## Stream: maths

### Topic: trivial group

#### Kevin Buzzard (Apr 20 2021 at 15:46):

I want to say that an add_comm_group is the trivial group $\{0\}$. Should I use subsingleton or unique?

#### Anne Baanen (Apr 20 2021 at 15:58):

There is an instance docs#unique.subsingleton, right? Then unique is just strictly more useful.

#### Gabriel Ebner (Apr 20 2021 at 16:00):

If it's an assumption to a lemma, then I'd use subsingleton.

#### Sebastien Gouezel (Apr 20 2021 at 16:08):

The great advantage of subsingleton is that it has no data in it, contrary to unique.

#### Eric Wieser (Apr 20 2021 at 16:14):

Although if you have [add_comm_group A] [unique A], chances are the data in unique is defeq to the zero in add_comm_group anyway

#### Eric Wieser (Apr 20 2021 at 16:14):

So the presence / absence of data is unlikely to matter

#### Kevin Buzzard (Apr 20 2021 at 16:20):

It's the conclusion of a lemma. Oh, if unique isn't a prop, forget it :-)

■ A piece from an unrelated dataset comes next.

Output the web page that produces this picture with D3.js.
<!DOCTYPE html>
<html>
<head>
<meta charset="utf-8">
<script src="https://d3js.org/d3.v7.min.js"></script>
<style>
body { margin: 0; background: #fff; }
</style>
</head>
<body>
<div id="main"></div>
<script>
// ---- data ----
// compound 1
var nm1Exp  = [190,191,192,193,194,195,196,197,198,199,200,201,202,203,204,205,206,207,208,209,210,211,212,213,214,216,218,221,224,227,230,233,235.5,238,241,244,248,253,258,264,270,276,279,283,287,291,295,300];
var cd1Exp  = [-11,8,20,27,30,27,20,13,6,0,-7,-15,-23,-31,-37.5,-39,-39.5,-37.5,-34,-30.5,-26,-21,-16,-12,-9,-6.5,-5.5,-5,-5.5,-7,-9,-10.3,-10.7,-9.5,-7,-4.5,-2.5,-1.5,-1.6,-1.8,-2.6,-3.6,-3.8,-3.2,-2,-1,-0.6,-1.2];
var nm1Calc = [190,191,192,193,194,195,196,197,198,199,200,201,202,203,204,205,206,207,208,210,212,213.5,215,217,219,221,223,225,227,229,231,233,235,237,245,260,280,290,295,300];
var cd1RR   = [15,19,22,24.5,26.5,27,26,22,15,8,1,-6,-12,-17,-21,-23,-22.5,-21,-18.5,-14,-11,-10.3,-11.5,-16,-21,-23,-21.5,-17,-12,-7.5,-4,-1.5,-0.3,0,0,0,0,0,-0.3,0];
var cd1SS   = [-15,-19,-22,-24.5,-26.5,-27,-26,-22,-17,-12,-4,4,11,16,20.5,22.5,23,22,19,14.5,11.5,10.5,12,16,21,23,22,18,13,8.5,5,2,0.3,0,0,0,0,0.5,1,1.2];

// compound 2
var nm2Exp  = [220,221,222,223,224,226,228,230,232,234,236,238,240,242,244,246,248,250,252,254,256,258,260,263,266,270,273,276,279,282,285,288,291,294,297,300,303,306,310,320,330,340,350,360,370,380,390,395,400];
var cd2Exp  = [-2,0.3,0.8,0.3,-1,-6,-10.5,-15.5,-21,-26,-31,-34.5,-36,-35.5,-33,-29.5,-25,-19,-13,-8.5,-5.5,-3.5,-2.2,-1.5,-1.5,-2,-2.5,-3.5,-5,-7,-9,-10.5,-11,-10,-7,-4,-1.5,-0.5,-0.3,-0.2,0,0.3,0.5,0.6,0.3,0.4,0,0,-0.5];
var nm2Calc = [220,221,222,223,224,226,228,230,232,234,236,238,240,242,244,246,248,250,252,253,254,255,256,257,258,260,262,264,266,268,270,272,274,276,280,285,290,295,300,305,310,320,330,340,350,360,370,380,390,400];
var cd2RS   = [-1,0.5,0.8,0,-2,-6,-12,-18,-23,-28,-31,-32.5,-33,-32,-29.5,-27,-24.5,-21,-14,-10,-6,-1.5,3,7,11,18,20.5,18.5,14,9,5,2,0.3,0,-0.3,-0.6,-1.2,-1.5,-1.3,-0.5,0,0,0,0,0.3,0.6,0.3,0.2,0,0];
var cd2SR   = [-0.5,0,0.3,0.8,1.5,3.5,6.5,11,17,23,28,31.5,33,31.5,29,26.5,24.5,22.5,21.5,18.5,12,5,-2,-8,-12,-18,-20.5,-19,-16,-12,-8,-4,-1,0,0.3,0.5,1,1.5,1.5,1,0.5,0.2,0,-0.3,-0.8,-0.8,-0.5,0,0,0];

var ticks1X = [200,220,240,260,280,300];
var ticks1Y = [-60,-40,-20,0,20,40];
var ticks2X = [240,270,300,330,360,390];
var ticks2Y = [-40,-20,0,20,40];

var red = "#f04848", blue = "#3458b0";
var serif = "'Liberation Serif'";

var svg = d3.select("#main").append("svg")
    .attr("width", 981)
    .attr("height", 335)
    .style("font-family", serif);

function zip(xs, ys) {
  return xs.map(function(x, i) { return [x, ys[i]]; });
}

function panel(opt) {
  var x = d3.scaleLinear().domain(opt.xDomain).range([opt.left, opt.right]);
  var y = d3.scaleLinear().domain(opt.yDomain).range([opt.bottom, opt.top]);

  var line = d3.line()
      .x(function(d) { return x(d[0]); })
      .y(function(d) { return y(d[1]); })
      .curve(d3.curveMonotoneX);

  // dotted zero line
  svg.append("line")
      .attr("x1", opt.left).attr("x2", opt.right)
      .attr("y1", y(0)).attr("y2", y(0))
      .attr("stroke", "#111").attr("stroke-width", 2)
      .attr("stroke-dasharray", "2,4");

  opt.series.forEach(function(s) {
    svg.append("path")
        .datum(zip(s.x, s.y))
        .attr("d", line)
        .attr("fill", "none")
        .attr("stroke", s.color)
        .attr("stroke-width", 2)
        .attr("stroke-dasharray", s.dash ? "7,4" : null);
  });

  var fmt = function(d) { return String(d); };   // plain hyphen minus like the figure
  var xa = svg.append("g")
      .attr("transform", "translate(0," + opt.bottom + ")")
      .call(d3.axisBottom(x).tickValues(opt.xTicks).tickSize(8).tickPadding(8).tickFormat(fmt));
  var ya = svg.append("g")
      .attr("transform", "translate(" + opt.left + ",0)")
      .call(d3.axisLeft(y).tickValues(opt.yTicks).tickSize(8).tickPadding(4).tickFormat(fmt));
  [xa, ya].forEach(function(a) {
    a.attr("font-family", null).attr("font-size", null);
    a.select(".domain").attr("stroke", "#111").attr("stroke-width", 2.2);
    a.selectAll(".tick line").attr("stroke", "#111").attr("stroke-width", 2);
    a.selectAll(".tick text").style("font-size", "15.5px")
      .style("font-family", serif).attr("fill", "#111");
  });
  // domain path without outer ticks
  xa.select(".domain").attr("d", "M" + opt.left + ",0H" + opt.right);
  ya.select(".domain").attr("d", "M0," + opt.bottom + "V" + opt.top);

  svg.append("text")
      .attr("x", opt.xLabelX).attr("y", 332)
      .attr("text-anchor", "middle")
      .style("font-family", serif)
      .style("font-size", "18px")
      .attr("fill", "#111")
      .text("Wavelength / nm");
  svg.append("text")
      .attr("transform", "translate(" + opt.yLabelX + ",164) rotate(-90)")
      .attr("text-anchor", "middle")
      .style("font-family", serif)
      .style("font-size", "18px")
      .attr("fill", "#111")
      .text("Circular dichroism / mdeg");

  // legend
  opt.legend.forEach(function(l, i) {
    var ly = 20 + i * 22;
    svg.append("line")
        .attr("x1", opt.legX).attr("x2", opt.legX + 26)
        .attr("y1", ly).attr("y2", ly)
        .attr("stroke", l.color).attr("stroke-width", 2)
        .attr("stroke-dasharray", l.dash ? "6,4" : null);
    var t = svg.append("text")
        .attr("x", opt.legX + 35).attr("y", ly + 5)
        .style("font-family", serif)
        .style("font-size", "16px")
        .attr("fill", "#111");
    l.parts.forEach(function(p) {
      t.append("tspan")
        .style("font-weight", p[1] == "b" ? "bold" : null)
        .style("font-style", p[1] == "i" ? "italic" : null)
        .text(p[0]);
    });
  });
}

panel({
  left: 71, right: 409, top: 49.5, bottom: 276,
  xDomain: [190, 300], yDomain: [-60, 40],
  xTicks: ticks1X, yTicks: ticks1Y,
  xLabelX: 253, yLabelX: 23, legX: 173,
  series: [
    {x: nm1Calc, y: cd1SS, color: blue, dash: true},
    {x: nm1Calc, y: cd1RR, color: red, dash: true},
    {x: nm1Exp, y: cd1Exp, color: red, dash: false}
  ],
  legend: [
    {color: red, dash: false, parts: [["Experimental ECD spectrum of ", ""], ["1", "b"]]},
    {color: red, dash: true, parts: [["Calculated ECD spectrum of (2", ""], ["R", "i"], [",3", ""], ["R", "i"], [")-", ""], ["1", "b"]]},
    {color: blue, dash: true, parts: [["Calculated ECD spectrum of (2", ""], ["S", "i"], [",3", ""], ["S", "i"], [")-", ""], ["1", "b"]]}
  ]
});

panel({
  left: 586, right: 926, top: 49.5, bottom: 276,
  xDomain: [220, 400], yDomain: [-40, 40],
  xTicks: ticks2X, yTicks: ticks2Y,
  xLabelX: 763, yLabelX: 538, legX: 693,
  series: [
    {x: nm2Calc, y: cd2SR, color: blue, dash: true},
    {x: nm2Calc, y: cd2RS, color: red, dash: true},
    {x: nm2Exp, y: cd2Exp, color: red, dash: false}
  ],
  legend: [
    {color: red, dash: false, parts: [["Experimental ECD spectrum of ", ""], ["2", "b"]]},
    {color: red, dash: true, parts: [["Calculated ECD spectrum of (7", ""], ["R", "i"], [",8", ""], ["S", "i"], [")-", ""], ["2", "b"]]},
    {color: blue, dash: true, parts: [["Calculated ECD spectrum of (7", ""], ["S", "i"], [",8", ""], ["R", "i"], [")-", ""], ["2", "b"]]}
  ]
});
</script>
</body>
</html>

#### Kevin Buzzard (Apr 20 2021 at 16:20):

who knows what the element is

#### Gabriel Ebner (Apr 20 2021 at 16:22):

Eric Wieser said:

Although if you have [add_comm_group A] [unique A], chances are the data in unique is defeq to the zero in add_comm_group anyway

That's exactly the situation where they are not defeq:

example {α} [add_comm_group α] [unique α] : default α = 0 := rfl -- fails


#### Nick Scheel (Apr 20 2021 at 16:59):

I suspect Eric meant that for a concrete A that satisfies those constraints, the two definitions will probably agree, but obviously not when A is unknown, as you showed.

#### Kevin Buzzard (Apr 20 2021 at 17:00):

It hadn't occurred to me that unique wasn't a Prop; in my use case I want a Prop. Do we have propositional uniqueness? Not that it matters urgently, I've gone with subsingleton now.

#### Anne Baanen (Apr 20 2021 at 17:16):

unique α is a subsingleton for what it's worth, but yeah, if you need a Prop then subsingleton is the way to go

Last updated: Jun 17 2021 at 16:20 UTC